### [Goal]
Copy each line below in which the string "matplotlib" occurs.

Begin Provided entries

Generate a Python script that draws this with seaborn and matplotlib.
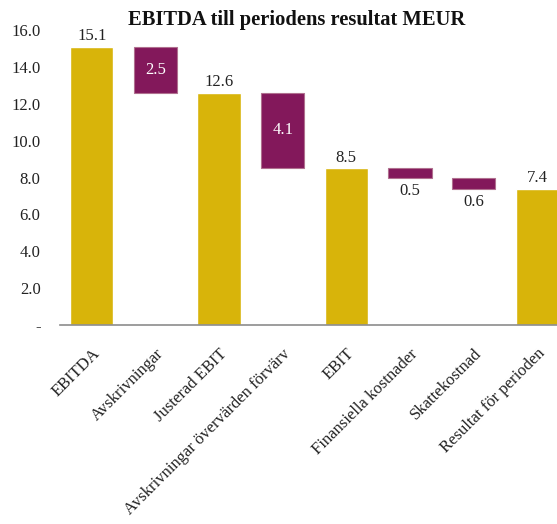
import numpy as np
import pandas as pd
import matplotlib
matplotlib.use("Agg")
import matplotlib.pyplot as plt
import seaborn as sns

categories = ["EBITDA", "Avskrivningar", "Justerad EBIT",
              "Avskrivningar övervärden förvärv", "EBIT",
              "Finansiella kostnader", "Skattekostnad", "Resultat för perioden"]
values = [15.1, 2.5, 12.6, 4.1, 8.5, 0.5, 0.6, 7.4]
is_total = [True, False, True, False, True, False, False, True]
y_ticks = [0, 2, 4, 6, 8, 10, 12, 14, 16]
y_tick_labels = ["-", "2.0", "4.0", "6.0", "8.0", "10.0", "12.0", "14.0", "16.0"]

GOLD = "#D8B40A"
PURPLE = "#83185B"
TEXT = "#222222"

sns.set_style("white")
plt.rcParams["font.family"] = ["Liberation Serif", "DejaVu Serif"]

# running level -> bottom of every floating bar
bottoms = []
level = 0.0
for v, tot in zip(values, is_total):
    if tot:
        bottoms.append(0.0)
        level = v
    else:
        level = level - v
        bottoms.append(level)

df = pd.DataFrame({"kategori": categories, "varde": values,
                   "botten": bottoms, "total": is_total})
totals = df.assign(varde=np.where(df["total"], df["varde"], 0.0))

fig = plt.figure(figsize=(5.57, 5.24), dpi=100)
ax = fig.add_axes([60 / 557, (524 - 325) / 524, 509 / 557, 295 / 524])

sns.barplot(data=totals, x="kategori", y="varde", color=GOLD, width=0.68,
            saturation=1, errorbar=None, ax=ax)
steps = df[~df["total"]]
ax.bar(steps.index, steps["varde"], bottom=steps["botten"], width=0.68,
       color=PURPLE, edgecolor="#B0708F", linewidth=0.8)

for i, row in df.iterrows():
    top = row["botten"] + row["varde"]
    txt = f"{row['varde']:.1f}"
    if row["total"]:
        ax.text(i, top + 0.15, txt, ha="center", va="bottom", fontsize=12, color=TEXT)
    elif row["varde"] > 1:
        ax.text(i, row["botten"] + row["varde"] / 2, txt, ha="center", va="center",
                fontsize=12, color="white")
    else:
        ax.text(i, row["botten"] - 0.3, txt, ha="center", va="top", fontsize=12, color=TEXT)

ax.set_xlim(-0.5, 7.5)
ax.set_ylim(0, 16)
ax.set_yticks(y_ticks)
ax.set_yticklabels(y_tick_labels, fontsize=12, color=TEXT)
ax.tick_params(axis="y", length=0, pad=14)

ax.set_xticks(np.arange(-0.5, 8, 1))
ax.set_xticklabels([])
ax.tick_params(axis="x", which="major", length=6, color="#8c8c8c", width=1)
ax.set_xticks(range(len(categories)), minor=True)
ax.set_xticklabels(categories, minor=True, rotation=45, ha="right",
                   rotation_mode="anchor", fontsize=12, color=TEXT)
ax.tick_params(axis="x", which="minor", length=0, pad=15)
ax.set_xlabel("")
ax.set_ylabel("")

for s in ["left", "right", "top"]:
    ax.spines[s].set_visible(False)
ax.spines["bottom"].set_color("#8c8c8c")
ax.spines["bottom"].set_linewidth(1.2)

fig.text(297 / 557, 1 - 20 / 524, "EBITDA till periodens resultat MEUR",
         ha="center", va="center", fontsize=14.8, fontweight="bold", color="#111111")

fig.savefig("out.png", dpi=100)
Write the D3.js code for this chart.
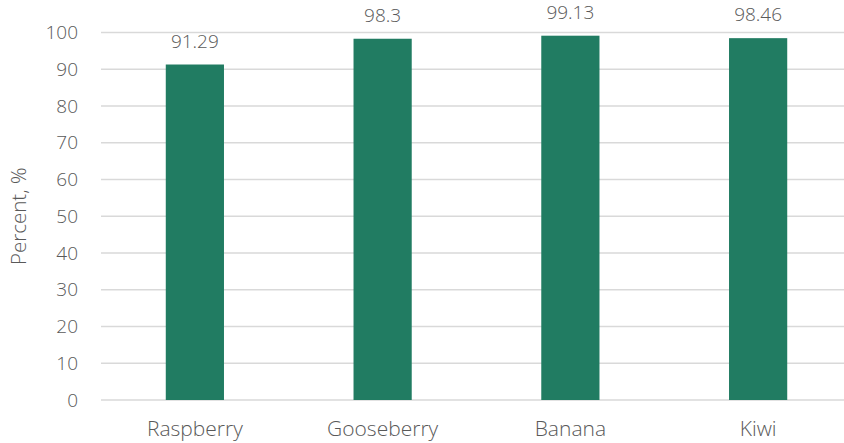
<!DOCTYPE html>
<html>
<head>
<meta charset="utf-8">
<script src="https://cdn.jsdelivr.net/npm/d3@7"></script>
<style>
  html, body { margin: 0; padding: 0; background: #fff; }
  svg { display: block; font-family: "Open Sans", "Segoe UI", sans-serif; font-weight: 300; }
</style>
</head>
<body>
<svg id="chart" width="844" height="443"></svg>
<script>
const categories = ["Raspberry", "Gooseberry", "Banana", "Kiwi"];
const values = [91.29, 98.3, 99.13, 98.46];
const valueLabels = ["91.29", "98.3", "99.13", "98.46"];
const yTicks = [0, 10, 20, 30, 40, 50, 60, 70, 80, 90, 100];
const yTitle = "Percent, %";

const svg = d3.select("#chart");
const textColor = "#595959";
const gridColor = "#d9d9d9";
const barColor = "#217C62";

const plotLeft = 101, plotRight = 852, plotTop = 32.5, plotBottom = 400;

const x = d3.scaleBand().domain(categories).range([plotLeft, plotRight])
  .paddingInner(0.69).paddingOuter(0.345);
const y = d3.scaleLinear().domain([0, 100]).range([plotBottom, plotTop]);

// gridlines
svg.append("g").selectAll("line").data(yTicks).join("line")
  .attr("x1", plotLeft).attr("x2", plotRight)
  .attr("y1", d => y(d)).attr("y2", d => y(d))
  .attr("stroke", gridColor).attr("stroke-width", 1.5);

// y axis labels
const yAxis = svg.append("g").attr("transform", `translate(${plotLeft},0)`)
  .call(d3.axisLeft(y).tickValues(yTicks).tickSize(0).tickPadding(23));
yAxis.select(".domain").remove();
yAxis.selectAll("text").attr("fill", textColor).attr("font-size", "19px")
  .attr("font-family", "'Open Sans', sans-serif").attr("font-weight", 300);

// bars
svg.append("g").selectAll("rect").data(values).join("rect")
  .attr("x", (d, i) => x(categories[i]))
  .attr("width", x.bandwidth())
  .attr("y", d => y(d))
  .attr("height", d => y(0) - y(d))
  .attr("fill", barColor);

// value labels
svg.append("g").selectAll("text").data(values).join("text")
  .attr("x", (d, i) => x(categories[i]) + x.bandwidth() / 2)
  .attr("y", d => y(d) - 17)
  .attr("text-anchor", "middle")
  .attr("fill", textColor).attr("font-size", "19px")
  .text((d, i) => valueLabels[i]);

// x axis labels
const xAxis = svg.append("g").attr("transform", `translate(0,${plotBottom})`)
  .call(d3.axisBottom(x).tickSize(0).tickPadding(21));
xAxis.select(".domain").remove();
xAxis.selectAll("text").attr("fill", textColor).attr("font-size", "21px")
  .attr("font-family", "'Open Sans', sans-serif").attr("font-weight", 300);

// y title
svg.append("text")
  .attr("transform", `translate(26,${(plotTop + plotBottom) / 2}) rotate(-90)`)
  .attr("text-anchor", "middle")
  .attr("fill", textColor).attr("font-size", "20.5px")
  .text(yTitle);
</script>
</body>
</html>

End Provided entries
Begin Provided entries

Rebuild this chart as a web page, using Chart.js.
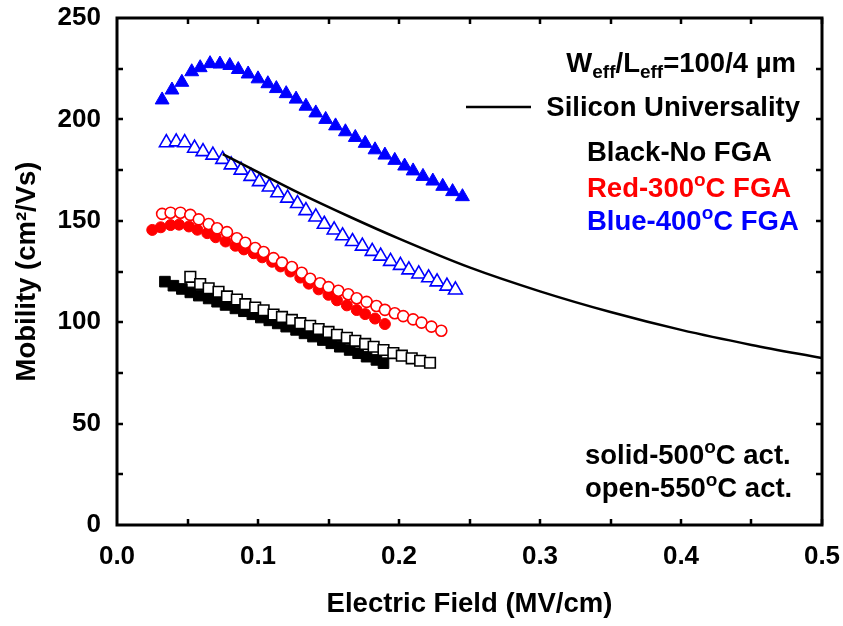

End Provided entries
Begin Provided entries

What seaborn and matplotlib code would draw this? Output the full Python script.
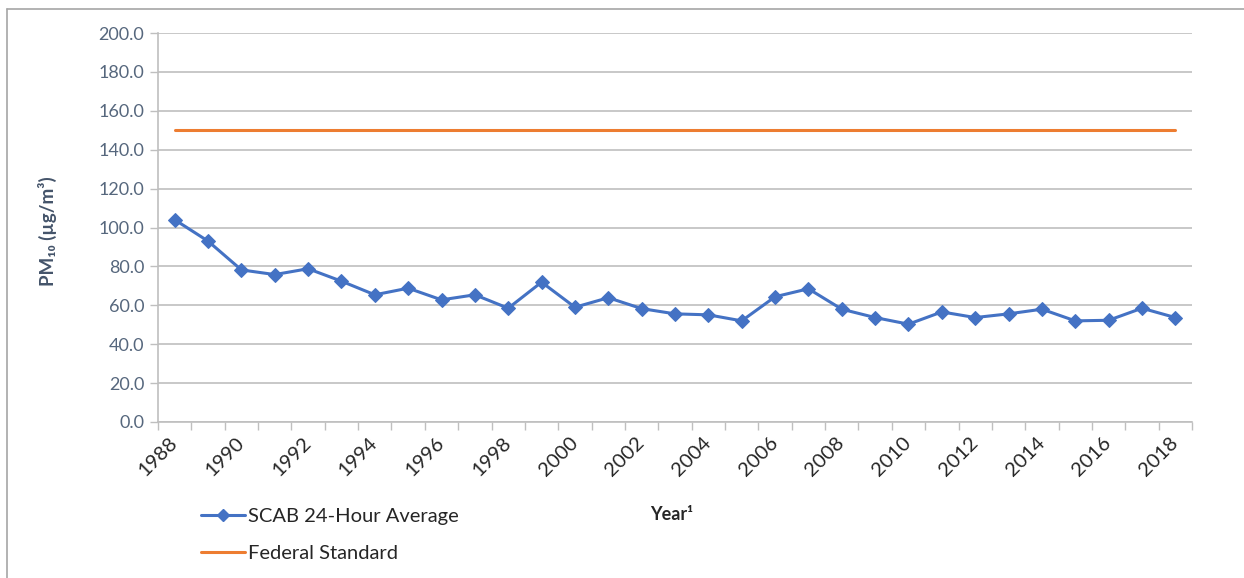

End Provided entries

### [The completed task]
Generate a Python script that draws this with seaborn and matplotlib.
import matplotlib
matplotlib.use("Agg")
import matplotlib.pyplot as plt
What seaborn and matplotlib code would draw this? Output the full Python script.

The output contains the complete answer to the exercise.